(Charts and diagrams as code)
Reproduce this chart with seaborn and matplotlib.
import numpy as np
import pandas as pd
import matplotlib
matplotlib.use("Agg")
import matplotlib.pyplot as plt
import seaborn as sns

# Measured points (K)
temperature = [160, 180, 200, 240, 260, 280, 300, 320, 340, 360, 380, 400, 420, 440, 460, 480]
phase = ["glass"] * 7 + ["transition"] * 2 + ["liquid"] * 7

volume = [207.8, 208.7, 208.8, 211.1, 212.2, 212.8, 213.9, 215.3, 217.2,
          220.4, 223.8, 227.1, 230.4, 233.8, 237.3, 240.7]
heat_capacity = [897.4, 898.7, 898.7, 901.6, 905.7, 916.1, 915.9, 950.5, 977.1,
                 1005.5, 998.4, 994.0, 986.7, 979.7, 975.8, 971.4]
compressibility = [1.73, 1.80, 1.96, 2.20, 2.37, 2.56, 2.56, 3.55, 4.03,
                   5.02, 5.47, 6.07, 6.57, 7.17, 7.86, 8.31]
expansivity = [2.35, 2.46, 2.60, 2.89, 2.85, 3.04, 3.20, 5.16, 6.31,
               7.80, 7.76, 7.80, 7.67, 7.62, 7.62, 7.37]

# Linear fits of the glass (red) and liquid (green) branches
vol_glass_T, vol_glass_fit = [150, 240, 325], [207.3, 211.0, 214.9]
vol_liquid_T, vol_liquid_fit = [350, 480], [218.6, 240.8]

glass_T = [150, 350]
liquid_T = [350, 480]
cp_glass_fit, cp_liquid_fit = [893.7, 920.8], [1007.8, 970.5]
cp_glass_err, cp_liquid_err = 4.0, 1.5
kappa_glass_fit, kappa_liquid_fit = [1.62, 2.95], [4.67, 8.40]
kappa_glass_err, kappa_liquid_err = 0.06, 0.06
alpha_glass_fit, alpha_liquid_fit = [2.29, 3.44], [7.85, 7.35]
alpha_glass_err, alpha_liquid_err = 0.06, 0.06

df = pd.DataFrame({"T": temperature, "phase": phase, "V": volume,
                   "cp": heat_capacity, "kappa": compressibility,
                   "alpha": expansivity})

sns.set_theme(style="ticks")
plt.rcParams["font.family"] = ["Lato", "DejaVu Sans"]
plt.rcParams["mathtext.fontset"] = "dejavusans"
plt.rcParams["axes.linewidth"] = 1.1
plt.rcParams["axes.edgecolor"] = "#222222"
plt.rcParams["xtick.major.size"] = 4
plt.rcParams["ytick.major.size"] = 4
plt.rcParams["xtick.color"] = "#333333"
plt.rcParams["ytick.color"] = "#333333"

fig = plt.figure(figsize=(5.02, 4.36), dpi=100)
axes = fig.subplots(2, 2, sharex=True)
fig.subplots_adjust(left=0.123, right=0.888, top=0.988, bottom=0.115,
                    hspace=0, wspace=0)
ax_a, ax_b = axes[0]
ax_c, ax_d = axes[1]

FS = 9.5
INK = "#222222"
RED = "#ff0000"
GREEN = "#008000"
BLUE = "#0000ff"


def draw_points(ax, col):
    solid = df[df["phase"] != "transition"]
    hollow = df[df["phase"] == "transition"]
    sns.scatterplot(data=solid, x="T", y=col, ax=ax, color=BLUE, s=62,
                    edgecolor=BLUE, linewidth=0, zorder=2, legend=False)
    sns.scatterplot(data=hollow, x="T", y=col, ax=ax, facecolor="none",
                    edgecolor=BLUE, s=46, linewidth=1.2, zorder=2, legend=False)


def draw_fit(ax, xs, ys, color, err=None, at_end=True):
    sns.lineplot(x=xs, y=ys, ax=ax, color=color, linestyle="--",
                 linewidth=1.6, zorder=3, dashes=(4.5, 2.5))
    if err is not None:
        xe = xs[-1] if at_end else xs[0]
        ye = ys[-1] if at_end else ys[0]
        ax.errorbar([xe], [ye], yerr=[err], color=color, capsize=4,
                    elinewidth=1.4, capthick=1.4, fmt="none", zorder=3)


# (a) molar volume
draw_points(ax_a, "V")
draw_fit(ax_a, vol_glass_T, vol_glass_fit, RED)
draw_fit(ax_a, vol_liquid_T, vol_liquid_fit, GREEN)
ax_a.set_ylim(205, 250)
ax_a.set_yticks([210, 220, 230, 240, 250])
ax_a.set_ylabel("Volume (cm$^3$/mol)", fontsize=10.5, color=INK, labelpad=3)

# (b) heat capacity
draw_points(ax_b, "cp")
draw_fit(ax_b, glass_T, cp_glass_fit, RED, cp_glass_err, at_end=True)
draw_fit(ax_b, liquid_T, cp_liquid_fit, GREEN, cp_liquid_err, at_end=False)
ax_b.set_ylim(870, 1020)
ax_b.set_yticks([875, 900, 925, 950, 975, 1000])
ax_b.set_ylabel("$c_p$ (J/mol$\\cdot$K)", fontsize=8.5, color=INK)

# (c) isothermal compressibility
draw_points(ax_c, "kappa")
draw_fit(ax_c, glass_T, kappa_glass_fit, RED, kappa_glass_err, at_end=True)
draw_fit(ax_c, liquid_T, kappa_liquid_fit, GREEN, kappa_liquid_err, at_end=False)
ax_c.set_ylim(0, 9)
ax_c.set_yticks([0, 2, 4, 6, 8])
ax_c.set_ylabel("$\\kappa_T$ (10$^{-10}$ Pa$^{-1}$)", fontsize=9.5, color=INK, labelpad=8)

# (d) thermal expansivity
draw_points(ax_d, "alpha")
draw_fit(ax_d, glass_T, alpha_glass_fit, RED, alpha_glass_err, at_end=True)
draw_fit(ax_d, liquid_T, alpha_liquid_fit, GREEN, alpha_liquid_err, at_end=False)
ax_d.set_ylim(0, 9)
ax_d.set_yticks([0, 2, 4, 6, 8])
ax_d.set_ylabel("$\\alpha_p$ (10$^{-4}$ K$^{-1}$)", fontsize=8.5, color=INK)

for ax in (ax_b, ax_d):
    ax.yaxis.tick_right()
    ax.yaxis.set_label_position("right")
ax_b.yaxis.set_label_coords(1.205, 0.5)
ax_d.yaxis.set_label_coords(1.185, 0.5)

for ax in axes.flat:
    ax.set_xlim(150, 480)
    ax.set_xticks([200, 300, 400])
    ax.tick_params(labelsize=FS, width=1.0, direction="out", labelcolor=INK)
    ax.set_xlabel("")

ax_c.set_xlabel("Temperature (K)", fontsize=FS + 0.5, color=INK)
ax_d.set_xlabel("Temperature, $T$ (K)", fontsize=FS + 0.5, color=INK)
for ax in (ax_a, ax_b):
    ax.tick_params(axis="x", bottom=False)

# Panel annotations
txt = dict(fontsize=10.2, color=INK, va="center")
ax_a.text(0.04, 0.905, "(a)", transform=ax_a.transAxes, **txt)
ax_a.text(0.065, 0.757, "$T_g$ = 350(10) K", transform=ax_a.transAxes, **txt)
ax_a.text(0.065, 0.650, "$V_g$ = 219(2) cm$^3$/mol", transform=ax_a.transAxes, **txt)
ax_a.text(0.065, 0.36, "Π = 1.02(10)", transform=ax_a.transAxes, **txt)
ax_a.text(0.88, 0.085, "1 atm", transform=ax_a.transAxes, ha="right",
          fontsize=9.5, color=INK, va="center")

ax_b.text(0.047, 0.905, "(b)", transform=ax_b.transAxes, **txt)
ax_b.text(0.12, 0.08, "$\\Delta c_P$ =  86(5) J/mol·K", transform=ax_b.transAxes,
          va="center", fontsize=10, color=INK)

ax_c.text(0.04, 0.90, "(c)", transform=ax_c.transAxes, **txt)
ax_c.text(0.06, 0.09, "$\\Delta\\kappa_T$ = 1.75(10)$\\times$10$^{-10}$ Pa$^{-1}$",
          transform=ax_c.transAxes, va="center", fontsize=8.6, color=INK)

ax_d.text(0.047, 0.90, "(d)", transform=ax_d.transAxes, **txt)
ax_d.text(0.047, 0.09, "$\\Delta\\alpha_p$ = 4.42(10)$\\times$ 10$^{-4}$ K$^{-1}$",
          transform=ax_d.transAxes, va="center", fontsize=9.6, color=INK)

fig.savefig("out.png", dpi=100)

* * *

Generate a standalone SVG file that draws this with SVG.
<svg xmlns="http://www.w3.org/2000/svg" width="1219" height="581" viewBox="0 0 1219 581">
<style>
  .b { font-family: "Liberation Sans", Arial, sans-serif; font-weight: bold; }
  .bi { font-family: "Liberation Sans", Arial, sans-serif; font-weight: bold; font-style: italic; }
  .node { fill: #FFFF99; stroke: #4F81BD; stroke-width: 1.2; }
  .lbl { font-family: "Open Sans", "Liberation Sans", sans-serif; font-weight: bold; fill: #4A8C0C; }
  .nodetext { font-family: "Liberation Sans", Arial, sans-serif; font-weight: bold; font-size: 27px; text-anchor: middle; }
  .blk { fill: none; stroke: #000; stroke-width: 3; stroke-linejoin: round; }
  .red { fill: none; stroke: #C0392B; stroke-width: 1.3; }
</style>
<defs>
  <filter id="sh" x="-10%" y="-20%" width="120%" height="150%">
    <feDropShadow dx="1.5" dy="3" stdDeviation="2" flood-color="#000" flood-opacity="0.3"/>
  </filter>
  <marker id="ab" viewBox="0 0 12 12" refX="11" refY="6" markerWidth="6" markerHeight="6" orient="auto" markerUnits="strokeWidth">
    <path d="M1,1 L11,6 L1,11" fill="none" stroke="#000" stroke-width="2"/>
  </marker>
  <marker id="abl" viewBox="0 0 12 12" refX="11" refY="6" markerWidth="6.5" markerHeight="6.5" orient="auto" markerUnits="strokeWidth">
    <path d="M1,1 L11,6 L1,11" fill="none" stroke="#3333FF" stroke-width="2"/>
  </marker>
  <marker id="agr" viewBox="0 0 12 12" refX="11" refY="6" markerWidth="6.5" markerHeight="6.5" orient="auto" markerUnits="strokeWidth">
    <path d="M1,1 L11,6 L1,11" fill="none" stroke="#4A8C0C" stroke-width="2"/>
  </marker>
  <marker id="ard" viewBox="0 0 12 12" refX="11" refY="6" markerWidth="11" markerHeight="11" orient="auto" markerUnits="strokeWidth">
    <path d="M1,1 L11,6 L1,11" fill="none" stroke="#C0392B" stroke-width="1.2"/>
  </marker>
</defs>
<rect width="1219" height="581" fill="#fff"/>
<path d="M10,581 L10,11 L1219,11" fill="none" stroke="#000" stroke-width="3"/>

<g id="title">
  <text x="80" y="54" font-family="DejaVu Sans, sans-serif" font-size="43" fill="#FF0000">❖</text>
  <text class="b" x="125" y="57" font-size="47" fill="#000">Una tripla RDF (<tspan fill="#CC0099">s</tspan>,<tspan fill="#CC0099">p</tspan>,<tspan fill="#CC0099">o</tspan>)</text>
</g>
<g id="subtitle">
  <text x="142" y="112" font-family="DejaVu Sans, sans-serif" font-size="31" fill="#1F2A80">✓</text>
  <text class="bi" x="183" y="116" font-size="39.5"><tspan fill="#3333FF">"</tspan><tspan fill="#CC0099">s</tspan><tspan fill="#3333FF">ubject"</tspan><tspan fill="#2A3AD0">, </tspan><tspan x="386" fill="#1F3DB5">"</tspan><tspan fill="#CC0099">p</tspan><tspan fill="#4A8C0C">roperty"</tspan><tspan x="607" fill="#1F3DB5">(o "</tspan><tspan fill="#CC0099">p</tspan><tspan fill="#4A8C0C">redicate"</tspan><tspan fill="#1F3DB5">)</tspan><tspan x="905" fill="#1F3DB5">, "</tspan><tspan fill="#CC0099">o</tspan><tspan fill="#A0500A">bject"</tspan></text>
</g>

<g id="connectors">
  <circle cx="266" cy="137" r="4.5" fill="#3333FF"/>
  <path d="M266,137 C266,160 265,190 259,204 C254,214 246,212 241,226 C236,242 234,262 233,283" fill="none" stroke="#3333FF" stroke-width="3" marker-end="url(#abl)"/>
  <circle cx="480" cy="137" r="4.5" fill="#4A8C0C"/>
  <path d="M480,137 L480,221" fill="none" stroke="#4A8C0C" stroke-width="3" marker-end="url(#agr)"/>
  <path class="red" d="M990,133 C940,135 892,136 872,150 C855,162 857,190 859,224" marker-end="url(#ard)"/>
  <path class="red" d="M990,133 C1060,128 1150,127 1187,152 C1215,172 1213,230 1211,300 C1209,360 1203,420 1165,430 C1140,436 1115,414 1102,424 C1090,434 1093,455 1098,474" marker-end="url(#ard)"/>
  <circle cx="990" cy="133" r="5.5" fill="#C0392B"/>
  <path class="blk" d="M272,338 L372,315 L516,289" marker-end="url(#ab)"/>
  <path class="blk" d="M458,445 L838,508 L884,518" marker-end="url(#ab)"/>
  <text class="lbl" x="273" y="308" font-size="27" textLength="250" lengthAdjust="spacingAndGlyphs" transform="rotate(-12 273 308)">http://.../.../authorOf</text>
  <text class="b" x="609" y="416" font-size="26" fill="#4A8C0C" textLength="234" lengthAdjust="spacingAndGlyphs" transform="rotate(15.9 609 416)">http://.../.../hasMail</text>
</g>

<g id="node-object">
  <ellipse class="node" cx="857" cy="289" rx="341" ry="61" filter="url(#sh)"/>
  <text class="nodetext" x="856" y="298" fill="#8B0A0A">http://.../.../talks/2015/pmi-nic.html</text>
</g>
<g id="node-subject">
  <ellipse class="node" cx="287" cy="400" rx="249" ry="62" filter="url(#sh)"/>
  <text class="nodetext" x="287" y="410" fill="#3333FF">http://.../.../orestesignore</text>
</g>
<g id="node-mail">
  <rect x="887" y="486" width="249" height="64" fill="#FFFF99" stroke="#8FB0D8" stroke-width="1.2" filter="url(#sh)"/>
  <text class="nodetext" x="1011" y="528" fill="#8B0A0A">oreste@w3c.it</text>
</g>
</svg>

## What is being asked
Exactly the lines from the line that has "Reproduce this chart" through the line that has "alpha_glass_err, alpha_liquid_err = 0.06, 0.06" are to be repeated, both included, with nothing added.

## Exercise output
Reproduce this chart with seaborn and matplotlib.
import numpy as np
import pandas as pd
import matplotlib
matplotlib.use("Agg")
import matplotlib.pyplot as plt
import seaborn as sns

# Measured points (K)
temperature = [160, 180, 200, 240, 260, 280, 300, 320, 340, 360, 380, 400, 420, 440, 460, 480]
phase = ["glass"] * 7 + ["transition"] * 2 + ["liquid"] * 7

volume = [207.8, 208.7, 208.8, 211.1, 212.2, 212.8, 213.9, 215.3, 217.2,
          220.4, 223.8, 227.1, 230.4, 233.8, 237.3, 240.7]
heat_capacity = [897.4, 898.7, 898.7, 901.6, 905.7, 916.1, 915.9, 950.5, 977.1,
                 1005.5, 998.4, 994.0, 986.7, 979.7, 975.8, 971.4]
compressibility = [1.73, 1.80, 1.96, 2.20, 2.37, 2.56, 2.56, 3.55, 4.03,
                   5.02, 5.47, 6.07, 6.57, 7.17, 7.86, 8.31]
expansivity = [2.35, 2.46, 2.60, 2.89, 2.85, 3.04, 3.20, 5.16, 6.31,
               7.80, 7.76, 7.80, 7.67, 7.62, 7.62, 7.37]

# Linear fits of the glass (red) and liquid (green) branches
vol_glass_T, vol_glass_fit = [150, 240, 325], [207.3, 211.0, 214.9]
vol_liquid_T, vol_liquid_fit = [350, 480], [218.6, 240.8]

glass_T = [150, 350]
liquid_T = [350, 480]
cp_glass_fit, cp_liquid_fit = [893.7, 920.8], [1007.8, 970.5]
cp_glass_err, cp_liquid_err = 4.0, 1.5
kappa_glass_fit, kappa_liquid_fit = [1.62, 2.95], [4.67, 8.40]
kappa_glass_err, kappa_liquid_err = 0.06, 0.06
alpha_glass_fit, alpha_liquid_fit = [2.29, 3.44], [7.85, 7.35]
alpha_glass_err, alpha_liquid_err = 0.06, 0.06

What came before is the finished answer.